The Bush administration, which failed to provide needed government oversight of the increasingly dicey mortgage-backed securities market.
An obscure accounting rule called mark-to-market, which can have the paradoxical result of making assets be worth less on paper than they are in reality during times of panic.
Collective delusion, or a belief on the part of all parties that home prices would keep rising forever, no matter how high or how fast they had already gone up.
The U.S. economy is enormously complicated. Screwing it up takes a great deal of cooperation. Claiming that a single piece of legislation was responsible for (or could have averted) the crisis is just political grandstanding. We have no advice to offer on how best to solve the financial crisis. But these sorts of partisan caricatures can only make the task more difficult.
–by Joe Miller and Brooks Jackson
I've just highlighted the parts that I find most relevant. Both sides in part, are responsible for the economic conditions that cause the GFC, and before another historian amongst you jumps in and says oh but x or y caused it back in the 70s, I've read those theories too, the point is when x or y (the left or the right) did something in any fixed point in your history that helped to in part cause the GFC, the next political party (both sides) didn't rock the boat, didn't step outside their comfort zones to reign in credit, didn't reign in how much your financial institutions were willing to loan both overseas and domestically, didn't adequately control regulators and bankers. And subsequently didn't do enough (couldn't or wouldn't) to try and cushion what subsequently occurred.
Therefore, in part, both sides are guilty of economic mismanagement and both failed at various points in time to adequately put in place enough safeguards, enough regulations, and enough cushions, before, during and after the GFC. If we move on from blaming the other side for the GFC, because lets face it, that won't undo what occurred, it is going to be more productive for us to discuss how Trump is going to "fix" your economy.
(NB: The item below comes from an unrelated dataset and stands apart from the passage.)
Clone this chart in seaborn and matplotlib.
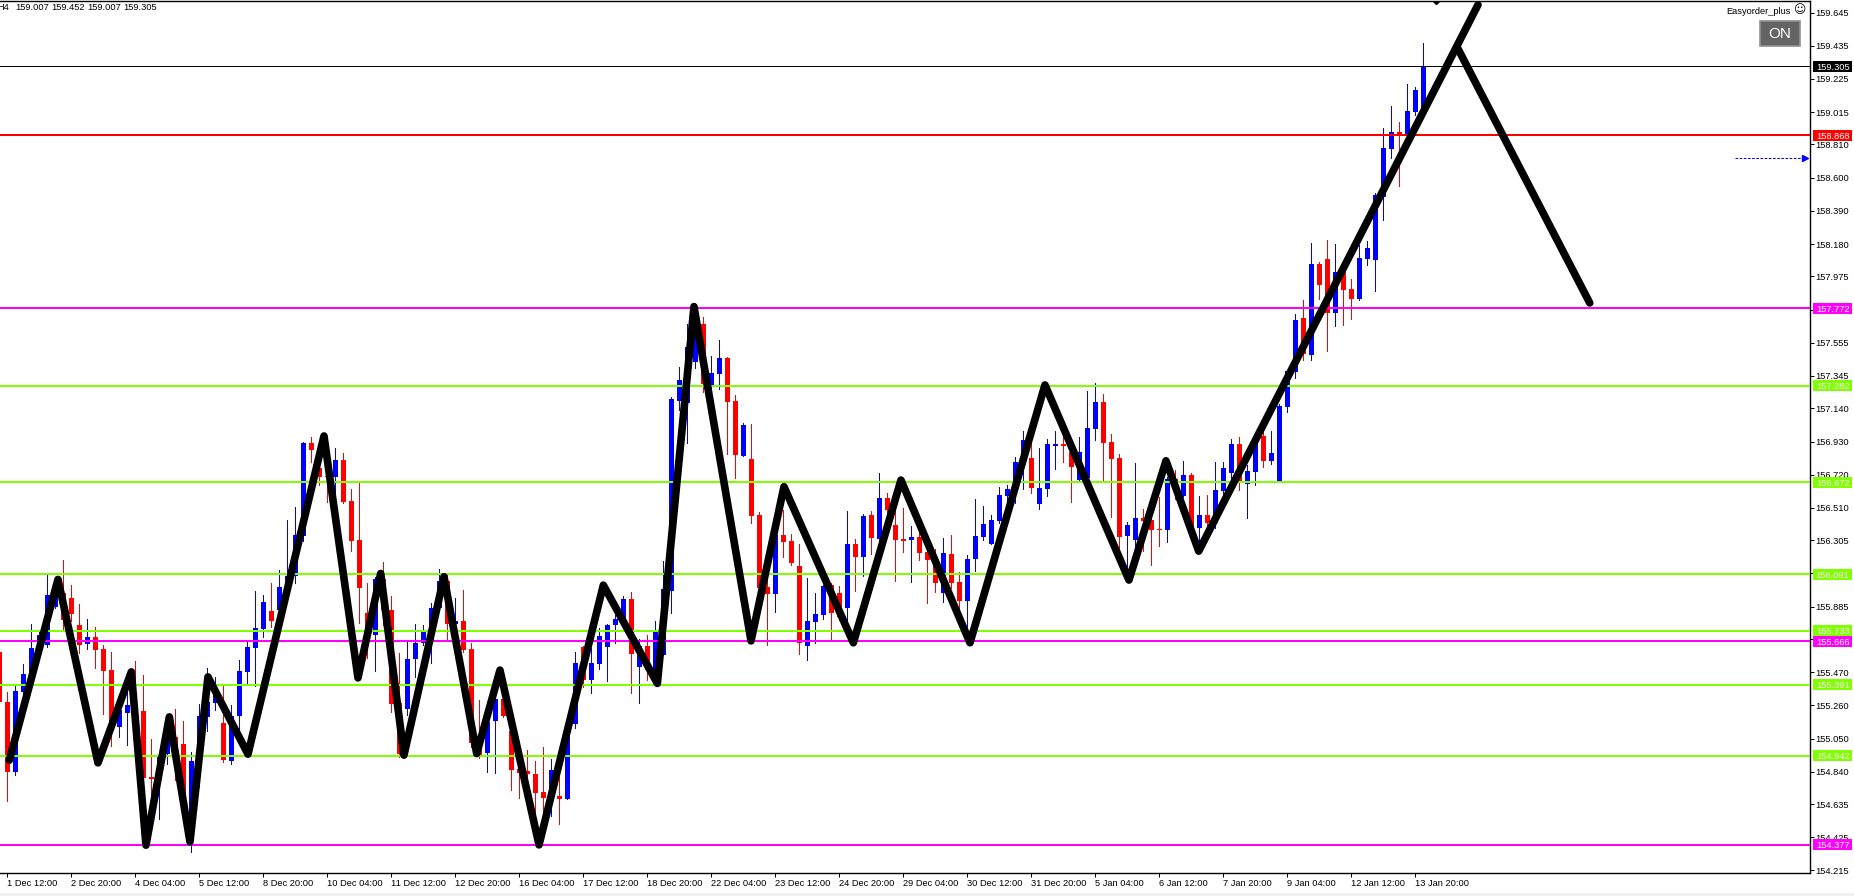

He promised during his campaign to create more jobs (and so many Americans drank that cool aid, bought in to what he was offering), and to adopt what I would describe as a set of policies heavily based upon the ideals of protectionism. So what we should be discussing is will this work in your current political climate - why or why not - why one side sees him as your economic saviour and the other sees him as potentially creating even more long term damage.